Exercise details:
Check each line of the material below for "diagram", then copy the ones that contain it.

Data shown:
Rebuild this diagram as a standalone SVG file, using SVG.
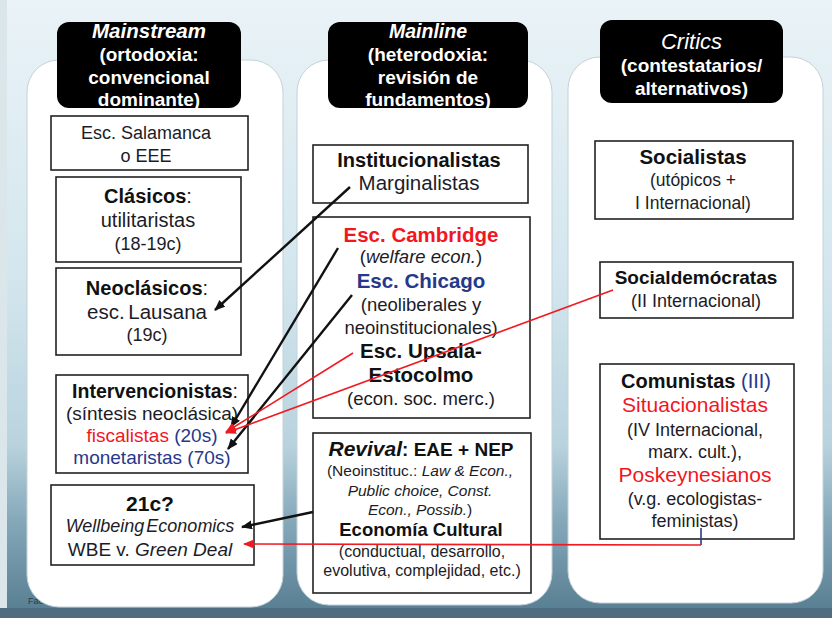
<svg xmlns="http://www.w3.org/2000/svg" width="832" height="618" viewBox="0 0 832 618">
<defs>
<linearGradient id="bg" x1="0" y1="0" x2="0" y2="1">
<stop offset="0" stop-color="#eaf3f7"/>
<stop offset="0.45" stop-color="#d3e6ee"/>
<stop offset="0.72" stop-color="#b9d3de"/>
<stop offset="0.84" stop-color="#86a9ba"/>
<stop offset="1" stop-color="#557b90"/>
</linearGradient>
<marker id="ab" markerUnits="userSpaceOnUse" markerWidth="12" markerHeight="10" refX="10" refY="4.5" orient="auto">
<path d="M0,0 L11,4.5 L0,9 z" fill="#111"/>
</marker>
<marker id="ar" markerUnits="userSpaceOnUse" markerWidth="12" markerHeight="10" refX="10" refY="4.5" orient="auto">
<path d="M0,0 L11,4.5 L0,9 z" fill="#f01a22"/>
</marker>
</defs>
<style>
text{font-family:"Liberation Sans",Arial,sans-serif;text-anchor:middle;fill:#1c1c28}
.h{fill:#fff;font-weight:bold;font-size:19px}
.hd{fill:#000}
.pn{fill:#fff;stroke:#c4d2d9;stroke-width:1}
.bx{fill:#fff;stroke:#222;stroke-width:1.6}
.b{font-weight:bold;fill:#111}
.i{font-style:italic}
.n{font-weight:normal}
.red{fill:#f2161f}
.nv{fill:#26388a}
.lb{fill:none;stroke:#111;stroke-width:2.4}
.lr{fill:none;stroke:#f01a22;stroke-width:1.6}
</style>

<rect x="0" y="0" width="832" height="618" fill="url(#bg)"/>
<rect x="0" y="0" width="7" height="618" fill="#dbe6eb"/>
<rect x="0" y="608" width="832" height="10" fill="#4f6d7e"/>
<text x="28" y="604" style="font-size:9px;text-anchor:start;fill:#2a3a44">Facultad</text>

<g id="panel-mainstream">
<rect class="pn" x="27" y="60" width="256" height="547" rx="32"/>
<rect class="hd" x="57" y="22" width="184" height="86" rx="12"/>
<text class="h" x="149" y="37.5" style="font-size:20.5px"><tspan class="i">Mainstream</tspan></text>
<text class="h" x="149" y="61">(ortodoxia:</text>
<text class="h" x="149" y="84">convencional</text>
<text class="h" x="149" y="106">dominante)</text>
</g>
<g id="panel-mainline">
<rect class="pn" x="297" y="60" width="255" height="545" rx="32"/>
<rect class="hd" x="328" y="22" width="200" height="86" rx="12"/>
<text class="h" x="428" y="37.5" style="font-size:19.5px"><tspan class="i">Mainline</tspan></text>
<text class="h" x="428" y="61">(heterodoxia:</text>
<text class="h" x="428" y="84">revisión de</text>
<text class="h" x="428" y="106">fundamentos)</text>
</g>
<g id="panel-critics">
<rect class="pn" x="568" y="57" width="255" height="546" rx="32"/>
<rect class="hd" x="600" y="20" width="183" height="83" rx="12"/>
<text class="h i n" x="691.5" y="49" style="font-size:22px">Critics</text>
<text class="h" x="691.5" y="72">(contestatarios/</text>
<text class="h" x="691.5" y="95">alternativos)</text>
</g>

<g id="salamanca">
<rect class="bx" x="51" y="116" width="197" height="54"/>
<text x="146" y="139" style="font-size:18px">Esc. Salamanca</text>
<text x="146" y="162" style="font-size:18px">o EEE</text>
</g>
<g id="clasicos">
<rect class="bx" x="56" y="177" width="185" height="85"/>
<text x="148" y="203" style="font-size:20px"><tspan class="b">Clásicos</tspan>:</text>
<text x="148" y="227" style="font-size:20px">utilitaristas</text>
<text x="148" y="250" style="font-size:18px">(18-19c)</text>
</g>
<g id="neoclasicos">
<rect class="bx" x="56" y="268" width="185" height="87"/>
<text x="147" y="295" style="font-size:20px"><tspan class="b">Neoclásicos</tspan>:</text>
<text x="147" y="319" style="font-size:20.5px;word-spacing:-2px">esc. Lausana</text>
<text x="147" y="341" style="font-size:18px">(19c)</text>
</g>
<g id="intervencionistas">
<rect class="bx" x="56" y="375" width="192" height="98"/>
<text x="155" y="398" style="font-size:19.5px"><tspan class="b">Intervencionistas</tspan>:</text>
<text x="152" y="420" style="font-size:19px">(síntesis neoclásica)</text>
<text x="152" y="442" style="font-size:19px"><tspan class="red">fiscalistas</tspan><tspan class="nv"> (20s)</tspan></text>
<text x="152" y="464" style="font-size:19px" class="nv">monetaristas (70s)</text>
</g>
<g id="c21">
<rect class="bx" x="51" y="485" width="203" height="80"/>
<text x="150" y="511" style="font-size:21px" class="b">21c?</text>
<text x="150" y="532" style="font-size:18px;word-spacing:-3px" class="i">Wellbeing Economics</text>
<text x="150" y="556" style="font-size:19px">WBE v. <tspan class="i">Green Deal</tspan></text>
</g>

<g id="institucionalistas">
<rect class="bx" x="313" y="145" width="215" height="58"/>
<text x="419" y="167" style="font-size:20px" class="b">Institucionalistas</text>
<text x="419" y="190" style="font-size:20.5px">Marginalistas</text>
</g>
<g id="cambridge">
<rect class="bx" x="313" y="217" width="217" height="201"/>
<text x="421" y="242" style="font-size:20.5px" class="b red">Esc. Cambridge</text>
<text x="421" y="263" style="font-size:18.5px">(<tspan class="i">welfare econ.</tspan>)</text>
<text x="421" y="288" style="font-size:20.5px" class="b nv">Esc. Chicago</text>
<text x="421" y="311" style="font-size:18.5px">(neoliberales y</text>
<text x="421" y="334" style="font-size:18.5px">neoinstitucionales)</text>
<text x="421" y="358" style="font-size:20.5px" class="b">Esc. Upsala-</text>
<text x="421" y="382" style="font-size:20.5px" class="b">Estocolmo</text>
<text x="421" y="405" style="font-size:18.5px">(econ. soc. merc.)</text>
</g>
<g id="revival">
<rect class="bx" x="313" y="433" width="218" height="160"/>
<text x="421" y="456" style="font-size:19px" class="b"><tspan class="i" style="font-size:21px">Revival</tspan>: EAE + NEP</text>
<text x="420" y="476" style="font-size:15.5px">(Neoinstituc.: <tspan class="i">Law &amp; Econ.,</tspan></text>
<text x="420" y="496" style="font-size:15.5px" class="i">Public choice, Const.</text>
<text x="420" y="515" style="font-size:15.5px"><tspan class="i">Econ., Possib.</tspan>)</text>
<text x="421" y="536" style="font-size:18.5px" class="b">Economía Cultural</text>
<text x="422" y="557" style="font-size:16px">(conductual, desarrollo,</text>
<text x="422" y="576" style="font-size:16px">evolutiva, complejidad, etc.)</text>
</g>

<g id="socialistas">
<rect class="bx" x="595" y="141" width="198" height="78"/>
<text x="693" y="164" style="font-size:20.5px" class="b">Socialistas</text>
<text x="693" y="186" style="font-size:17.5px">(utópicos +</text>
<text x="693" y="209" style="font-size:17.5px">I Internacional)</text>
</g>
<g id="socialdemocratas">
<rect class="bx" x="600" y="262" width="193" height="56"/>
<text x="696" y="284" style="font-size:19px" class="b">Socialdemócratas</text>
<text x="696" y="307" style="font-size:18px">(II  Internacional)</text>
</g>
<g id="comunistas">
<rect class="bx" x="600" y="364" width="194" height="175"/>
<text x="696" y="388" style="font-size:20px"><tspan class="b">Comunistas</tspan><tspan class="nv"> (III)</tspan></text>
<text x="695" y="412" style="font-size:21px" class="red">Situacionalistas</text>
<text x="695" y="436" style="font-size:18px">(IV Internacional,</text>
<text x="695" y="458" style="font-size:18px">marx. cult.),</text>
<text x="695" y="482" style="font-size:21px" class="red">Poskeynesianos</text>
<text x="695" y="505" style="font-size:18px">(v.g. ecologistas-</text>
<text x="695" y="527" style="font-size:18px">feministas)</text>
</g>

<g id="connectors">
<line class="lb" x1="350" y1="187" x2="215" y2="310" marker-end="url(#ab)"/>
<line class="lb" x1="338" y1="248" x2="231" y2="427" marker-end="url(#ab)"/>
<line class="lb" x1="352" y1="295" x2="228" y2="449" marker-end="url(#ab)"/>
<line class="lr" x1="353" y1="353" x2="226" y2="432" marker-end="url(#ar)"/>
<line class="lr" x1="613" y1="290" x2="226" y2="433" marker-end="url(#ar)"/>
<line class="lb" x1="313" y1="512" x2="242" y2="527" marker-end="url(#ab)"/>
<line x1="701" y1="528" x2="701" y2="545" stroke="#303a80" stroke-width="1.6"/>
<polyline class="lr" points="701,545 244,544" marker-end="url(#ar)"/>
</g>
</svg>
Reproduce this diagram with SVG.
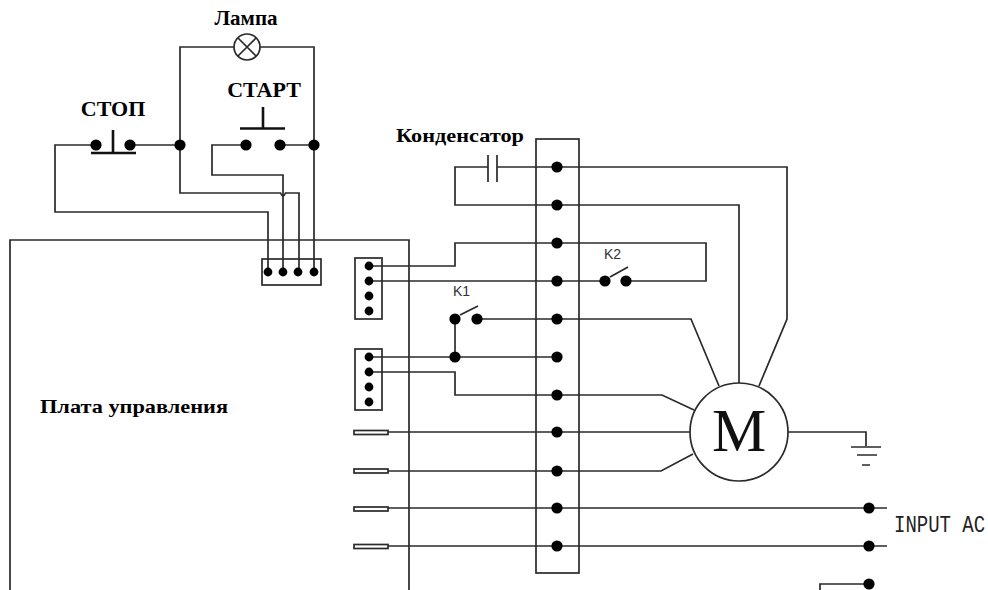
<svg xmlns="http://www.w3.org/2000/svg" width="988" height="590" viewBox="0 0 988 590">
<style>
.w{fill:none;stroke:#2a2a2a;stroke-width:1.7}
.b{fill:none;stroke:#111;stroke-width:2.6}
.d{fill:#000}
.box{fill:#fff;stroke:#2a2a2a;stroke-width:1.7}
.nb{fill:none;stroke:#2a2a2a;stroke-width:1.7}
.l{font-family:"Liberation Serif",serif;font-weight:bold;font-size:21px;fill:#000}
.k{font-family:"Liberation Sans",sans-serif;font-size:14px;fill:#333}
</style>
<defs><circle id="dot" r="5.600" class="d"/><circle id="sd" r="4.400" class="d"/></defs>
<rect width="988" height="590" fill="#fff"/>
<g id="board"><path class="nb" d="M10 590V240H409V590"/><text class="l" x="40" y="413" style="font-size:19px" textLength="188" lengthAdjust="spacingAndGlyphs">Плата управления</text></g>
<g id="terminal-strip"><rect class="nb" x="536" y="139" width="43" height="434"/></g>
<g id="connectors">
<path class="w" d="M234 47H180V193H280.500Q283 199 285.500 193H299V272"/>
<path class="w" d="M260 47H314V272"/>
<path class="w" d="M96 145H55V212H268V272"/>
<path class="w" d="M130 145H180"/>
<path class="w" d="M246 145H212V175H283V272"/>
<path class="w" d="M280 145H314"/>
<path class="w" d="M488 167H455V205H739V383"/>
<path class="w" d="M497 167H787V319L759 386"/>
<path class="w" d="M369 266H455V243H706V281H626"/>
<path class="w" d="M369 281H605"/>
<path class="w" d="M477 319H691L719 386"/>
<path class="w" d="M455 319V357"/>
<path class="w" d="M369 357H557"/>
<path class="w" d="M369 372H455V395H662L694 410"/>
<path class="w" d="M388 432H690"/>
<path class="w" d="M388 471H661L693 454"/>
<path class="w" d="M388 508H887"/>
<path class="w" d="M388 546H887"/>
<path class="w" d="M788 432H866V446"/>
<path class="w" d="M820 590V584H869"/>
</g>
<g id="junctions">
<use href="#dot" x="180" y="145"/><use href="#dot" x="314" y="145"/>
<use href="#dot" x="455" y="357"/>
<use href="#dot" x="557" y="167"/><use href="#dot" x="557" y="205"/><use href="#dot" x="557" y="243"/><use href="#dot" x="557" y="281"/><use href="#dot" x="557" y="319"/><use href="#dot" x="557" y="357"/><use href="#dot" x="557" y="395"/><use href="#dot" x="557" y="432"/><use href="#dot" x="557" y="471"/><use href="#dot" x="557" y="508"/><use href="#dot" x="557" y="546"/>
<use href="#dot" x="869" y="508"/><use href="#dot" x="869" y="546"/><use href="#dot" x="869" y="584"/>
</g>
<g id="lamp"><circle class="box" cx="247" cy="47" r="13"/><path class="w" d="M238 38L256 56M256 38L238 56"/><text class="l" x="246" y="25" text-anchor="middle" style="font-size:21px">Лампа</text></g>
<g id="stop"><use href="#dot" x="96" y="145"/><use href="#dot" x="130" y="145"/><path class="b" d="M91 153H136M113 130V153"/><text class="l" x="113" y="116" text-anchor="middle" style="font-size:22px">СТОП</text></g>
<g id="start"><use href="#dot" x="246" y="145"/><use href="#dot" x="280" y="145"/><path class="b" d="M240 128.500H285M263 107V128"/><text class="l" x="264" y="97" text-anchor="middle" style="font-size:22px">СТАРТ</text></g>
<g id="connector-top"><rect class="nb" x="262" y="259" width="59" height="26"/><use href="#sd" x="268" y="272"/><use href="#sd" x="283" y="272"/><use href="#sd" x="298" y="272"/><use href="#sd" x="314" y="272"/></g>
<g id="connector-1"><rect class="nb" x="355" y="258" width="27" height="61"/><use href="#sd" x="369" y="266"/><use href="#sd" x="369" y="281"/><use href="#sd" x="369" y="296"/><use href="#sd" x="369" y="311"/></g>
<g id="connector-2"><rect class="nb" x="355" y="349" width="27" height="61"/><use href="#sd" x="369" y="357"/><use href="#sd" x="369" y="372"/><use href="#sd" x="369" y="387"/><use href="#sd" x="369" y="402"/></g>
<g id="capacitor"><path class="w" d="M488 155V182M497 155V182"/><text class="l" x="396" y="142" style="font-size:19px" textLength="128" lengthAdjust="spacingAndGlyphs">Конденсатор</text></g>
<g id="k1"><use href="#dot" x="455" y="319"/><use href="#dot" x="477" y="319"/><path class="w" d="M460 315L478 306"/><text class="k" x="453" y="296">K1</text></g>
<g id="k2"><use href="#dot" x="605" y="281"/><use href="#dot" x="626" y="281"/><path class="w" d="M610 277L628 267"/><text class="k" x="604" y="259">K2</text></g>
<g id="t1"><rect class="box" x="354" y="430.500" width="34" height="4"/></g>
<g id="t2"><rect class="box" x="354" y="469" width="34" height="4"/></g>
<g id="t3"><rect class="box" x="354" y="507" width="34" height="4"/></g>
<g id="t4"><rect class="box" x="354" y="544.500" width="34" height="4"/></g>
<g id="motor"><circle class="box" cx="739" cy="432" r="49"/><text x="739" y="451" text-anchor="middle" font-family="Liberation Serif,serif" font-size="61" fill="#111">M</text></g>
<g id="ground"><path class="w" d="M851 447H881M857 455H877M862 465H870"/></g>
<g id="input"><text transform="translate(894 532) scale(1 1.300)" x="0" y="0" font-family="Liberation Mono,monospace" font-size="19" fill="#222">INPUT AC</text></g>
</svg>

Worked answer:
Rebuild this diagram as a standalone SVG file, using SVG.
Reproduce this diagram with SVG.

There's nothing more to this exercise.